WRITTEN REQUEST: Give again only the lines running from the one with "Output the web" through the one with "Autoridades Nacionais e", inclusive. Omit every picture.

THE INPUT:
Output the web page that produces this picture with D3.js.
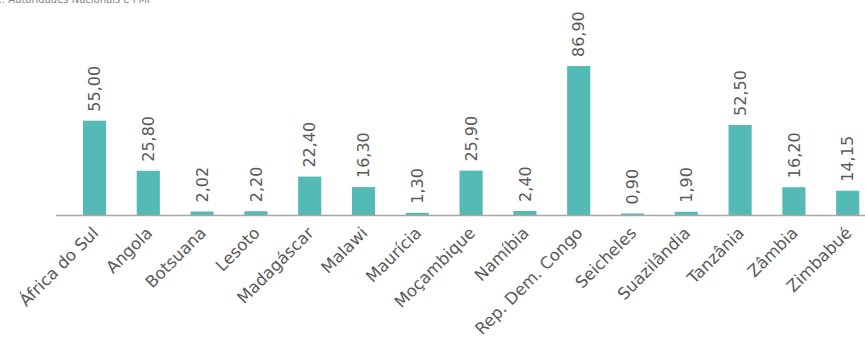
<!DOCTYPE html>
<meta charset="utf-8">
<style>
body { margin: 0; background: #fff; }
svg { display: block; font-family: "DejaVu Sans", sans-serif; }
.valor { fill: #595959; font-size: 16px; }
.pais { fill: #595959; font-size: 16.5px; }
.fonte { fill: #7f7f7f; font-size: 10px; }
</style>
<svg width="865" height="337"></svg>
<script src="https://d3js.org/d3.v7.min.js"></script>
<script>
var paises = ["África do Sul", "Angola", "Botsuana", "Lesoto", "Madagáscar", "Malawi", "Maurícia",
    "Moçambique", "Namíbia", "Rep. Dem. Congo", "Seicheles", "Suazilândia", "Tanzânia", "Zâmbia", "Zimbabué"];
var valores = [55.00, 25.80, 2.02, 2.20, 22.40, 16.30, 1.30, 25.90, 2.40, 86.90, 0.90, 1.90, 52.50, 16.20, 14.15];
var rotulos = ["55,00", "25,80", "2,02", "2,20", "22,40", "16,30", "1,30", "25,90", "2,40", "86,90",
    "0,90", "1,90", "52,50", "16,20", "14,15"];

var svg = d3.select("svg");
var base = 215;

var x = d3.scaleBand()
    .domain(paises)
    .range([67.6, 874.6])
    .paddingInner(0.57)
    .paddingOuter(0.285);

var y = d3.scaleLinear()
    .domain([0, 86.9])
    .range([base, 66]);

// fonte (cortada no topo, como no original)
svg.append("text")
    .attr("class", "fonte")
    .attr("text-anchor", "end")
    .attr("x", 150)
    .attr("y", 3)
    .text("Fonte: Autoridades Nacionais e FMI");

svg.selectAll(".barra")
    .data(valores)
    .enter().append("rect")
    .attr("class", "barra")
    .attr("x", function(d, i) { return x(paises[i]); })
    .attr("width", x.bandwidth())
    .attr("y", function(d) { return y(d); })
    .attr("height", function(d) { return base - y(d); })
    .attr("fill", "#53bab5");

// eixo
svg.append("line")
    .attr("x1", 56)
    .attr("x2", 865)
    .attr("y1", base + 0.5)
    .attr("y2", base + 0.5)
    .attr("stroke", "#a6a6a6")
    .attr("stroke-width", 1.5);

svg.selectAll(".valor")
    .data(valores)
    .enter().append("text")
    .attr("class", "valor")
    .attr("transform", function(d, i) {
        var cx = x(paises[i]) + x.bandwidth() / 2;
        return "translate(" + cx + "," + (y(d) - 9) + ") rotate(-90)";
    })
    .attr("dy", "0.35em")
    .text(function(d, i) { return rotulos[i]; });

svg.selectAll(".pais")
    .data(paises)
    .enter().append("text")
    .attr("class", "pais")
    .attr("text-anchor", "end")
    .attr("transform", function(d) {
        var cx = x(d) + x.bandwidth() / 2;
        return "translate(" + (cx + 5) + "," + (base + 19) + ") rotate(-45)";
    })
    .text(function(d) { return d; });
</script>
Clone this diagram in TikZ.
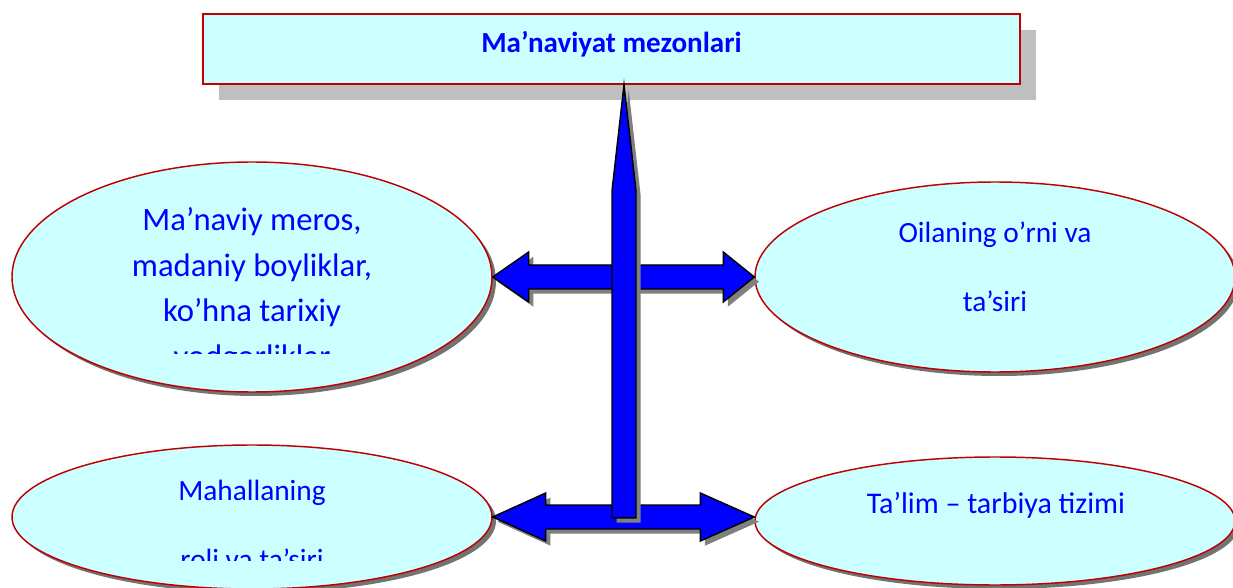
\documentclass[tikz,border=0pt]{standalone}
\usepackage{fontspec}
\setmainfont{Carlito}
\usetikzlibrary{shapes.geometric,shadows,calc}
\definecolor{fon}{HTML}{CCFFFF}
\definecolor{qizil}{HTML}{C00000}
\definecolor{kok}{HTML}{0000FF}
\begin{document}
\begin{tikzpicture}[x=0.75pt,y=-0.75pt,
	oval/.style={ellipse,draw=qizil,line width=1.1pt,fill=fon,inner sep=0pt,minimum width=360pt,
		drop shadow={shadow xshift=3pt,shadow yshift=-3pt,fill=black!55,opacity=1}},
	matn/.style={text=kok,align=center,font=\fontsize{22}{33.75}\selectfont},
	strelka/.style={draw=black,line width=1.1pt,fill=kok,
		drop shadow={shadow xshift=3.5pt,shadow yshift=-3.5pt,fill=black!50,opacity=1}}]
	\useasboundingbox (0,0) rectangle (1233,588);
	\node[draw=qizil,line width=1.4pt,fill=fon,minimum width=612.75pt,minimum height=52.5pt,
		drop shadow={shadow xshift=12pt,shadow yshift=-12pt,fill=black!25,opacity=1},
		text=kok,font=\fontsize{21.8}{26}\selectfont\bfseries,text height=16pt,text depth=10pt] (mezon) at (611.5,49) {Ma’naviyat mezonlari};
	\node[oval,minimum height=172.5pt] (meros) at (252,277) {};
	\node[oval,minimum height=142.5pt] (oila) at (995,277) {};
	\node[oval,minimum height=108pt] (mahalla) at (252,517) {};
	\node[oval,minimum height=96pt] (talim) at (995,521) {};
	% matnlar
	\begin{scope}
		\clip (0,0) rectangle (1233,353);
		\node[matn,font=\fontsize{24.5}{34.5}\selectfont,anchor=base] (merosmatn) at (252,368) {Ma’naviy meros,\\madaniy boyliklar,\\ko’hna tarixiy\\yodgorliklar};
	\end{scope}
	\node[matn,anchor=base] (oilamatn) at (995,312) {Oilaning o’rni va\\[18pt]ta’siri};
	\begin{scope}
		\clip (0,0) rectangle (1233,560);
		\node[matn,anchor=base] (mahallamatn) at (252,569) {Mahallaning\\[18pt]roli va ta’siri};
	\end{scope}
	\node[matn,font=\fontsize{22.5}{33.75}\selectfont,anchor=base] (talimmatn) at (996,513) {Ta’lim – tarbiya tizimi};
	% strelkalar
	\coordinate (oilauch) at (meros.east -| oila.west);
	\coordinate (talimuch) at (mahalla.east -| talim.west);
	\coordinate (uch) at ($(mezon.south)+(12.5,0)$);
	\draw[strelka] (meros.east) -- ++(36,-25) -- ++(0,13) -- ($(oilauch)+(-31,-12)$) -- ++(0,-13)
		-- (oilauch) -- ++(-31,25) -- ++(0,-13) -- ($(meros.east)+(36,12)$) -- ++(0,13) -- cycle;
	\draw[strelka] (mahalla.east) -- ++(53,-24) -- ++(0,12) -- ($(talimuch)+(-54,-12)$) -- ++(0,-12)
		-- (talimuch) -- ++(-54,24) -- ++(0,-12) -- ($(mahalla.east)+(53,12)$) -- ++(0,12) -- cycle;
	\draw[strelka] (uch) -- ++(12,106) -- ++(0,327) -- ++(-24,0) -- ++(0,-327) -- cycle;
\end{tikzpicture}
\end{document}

* * *

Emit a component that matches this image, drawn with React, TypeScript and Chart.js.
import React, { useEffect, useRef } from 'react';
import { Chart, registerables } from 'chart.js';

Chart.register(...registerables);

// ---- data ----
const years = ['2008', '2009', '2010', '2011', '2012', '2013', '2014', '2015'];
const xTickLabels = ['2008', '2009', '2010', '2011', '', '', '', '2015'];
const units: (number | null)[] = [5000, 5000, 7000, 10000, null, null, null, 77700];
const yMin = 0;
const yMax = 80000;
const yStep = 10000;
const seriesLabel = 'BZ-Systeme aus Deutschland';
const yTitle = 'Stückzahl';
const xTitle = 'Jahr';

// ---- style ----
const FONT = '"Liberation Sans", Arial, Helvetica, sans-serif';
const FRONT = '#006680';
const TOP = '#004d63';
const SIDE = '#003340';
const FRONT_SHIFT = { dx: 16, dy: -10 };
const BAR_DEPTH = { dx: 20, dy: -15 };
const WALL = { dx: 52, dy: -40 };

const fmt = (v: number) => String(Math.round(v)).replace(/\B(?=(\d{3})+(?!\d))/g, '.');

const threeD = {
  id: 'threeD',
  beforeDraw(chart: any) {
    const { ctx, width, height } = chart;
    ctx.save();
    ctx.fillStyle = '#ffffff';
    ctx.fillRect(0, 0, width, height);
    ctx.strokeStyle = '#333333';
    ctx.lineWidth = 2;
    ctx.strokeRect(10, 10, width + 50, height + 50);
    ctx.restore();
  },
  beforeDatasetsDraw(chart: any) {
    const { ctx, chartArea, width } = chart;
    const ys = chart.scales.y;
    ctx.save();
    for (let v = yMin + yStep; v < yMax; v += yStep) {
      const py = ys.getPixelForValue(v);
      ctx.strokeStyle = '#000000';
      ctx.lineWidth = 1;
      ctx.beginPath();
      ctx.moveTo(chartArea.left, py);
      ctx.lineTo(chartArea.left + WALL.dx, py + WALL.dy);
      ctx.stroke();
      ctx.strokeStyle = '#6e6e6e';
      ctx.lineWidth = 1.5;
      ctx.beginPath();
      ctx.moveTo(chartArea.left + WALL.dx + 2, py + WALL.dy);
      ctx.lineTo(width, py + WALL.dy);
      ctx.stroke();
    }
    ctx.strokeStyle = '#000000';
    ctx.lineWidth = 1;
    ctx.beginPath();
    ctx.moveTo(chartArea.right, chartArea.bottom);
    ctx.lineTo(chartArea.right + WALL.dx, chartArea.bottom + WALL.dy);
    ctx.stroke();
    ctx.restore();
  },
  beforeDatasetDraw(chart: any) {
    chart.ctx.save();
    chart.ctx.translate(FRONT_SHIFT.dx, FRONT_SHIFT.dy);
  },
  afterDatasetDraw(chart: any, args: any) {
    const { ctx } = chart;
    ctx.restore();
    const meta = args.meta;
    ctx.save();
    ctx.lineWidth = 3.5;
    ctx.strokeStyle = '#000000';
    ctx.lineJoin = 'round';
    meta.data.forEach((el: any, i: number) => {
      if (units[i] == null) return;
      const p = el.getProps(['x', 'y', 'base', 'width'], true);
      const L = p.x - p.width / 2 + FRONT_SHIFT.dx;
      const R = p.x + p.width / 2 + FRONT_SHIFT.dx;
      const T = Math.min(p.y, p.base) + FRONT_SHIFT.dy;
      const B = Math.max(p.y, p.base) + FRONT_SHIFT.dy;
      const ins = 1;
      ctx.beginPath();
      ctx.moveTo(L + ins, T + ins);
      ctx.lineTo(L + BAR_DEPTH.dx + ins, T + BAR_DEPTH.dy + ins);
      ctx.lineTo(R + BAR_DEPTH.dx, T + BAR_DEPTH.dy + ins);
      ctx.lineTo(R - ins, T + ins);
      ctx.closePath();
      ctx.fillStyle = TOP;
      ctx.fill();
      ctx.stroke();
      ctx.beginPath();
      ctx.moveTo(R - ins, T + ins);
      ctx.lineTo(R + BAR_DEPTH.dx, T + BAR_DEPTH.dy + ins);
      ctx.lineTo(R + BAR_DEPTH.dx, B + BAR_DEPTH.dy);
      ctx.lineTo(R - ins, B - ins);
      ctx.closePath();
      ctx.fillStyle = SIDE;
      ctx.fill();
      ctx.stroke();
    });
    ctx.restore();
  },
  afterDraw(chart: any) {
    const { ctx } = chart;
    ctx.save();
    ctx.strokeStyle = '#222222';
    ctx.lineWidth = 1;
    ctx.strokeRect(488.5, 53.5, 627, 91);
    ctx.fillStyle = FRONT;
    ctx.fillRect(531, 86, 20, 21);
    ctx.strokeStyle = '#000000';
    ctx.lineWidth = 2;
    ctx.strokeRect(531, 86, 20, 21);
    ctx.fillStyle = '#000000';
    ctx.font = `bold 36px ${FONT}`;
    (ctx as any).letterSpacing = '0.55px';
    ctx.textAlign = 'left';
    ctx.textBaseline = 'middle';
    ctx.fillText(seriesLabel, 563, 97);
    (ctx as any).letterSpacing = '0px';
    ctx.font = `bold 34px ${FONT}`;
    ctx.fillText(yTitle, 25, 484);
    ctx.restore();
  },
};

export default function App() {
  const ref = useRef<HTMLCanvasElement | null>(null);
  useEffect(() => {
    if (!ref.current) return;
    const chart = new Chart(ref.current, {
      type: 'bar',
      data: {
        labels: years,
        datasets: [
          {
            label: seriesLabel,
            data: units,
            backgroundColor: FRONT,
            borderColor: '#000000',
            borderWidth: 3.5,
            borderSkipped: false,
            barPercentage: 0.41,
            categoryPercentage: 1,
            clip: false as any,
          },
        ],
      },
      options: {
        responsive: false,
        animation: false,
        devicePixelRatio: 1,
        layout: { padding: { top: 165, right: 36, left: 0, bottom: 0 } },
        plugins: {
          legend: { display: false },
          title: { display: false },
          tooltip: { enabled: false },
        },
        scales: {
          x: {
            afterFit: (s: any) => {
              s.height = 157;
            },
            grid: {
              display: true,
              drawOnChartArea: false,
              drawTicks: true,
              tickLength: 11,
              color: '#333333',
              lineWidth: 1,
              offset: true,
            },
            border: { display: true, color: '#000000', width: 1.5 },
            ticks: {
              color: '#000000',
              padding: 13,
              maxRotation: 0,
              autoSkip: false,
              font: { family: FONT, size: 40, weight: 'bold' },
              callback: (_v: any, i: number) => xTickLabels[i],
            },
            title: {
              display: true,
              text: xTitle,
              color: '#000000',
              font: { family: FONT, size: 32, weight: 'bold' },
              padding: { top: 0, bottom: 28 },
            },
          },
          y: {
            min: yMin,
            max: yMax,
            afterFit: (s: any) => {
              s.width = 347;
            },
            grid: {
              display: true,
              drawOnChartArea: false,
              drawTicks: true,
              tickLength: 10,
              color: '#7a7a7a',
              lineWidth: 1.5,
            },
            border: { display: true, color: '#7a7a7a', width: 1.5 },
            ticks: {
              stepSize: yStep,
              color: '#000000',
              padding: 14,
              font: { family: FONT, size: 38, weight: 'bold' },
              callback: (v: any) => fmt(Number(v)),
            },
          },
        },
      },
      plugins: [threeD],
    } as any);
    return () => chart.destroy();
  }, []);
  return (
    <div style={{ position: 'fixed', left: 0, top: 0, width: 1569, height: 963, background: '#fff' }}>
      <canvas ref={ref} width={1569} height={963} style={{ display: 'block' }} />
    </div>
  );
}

* * *

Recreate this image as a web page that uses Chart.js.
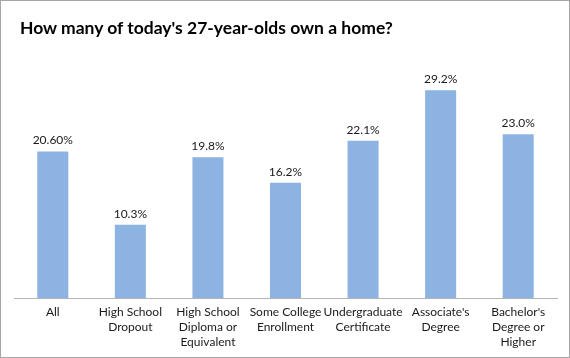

COMPLETE ANSWER:
Output the web page that produces this picture with D3.js.
<!DOCTYPE html>
<meta charset="utf-8">
<style>
body { margin: 0; background: #fff; }
svg { display: block; font-family: "DejaVu Sans", sans-serif; }
.valor { fill: #595959; font-size: 16px; }
.pais { fill: #595959; font-size: 16.5px; }
.fonte { fill: #7f7f7f; font-size: 10px; }
</style>
<svg width="865" height="337"></svg>
<script src="https://d3js.org/d3.v7.min.js"></script>
<script>
var paises = ["África do Sul", "Angola", "Botsuana", "Lesoto", "Madagáscar", "Malawi", "Maurícia",
    "Moçambique", "Namíbia", "Rep. Dem. Congo", "Seicheles", "Suazilândia", "Tanzânia", "Zâmbia", "Zimbabué"];
var valores = [55.00, 25.80, 2.02, 2.20, 22.40, 16.30, 1.30, 25.90, 2.40, 86.90, 0.90, 1.90, 52.50, 16.20, 14.15];
var rotulos = ["55,00", "25,80", "2,02", "2,20", "22,40", "16,30", "1,30", "25,90", "2,40", "86,90",
    "0,90", "1,90", "52,50", "16,20", "14,15"];

var svg = d3.select("svg");
var base = 215;

var x = d3.scaleBand()
    .domain(paises)
    .range([67.6, 874.6])
    .paddingInner(0.57)
    .paddingOuter(0.285);

var y = d3.scaleLinear()
    .domain([0, 86.9])
    .range([base, 66]);

// fonte (cortada no topo, como no original)
svg.append("text")
    .attr("class", "fonte")
    .attr("text-anchor", "end")
    .attr("x", 150)
    .attr("y", 3)
    .text("Fonte: Autoridades Nacionais e FMI");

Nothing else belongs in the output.